Angles
The ancient Greek mathematician Eratosthenes saw that when the sun was directly overhead in Syene (modern Aswan), a city in Egypt, it cast a shadow in Alexandria, a port city due north. Eratosthenes measured the distance from Syene to Alexandria, and the angle of the shadow in Alexandria when it was high noon in both places. The only devices he needed, essentially, were measuring rods and sticks in the ground (or he may have dispensed with the sticks and looked straight down water wells to calculate the sun's angle). The rest is trigonometry: The slice of the circle represented by the angle is proportional to the whole 360-degree circle (Eratosthenes knew the world was round), so the distance between Syene and Alexandria has the same proportion to the total circumference.
GPS
A modern variation on Eratosthenes' experiment uses the Global Positioning System, the satellites that orbit the Earth and send signals from which we can calculate our position. One person finds his position on Earth using a handheld GPS device. His assistant walks east or west, doesn't matter, along the same line of latitude, those imaginary lines girdling the Earth. After the satellites tell the assistant he has traveled exactly 1 second of latitude, the distance between the researchers is measured. Since there are 60 seconds of latitude in every minute of latitude, 60 minutes in each degree and 360 degrees in a circle, multiply those numbers together, then multiply by the measured distance to get the circumference.
Polaris
Worried about sunburn, or GPS batteries dead? Measure latitude at night from two east-west points using a compass, a quadrant and Polaris, the brightest star in Ursa Minor. A quadrant is a quarter-circle marked off in degrees, with a plumb line to keep it steady. You'll need a similarly equipped helper to take the second measurement at the same time, but the math works the same way it did for Eratosthenes, who looked down rather than up.
Sunset
Wear a bathing suit for this one. You'll be planking at the seashore, with an unobstructed view of the sunset. (Sunglasses are also recommended.) Use a yardstick to measure the height of your eyes above the ground.

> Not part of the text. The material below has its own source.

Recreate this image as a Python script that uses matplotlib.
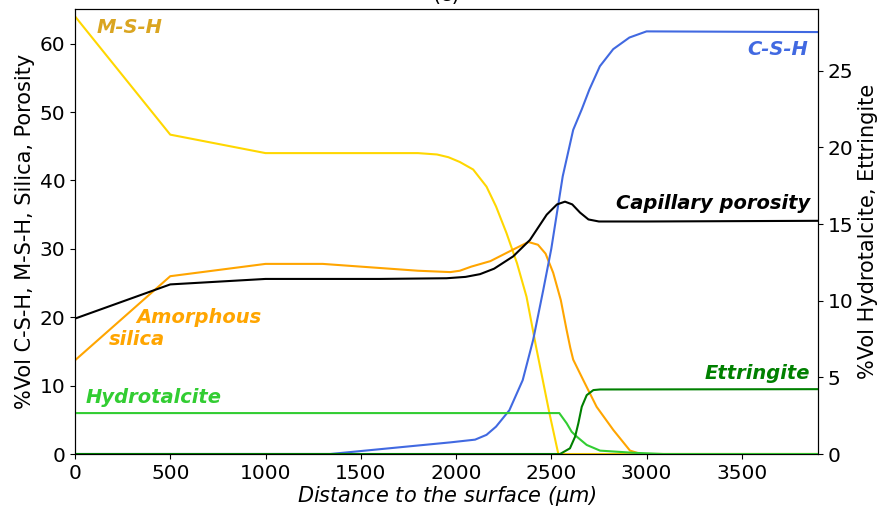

When the sun reaches the horizon, start a stopwatch, then stand up; the sun is back above the horizon again. Time how long it takes the sun to hit the waves again. Measure your new eye height above the ground. The time it takes the sun to set is proportional to the day, 24 hours (or 86,400 seconds), the same way the angle of movement is proportional to 360 degrees. That angular displacement, and the height difference, are plugged into an imaginary right triangle running to the center of the Earth. That triangle's long side gives you the Earth's radius. Double the radius to get the diameter, which you multiply by pi, 3.14 rounded off, to calculate circumference.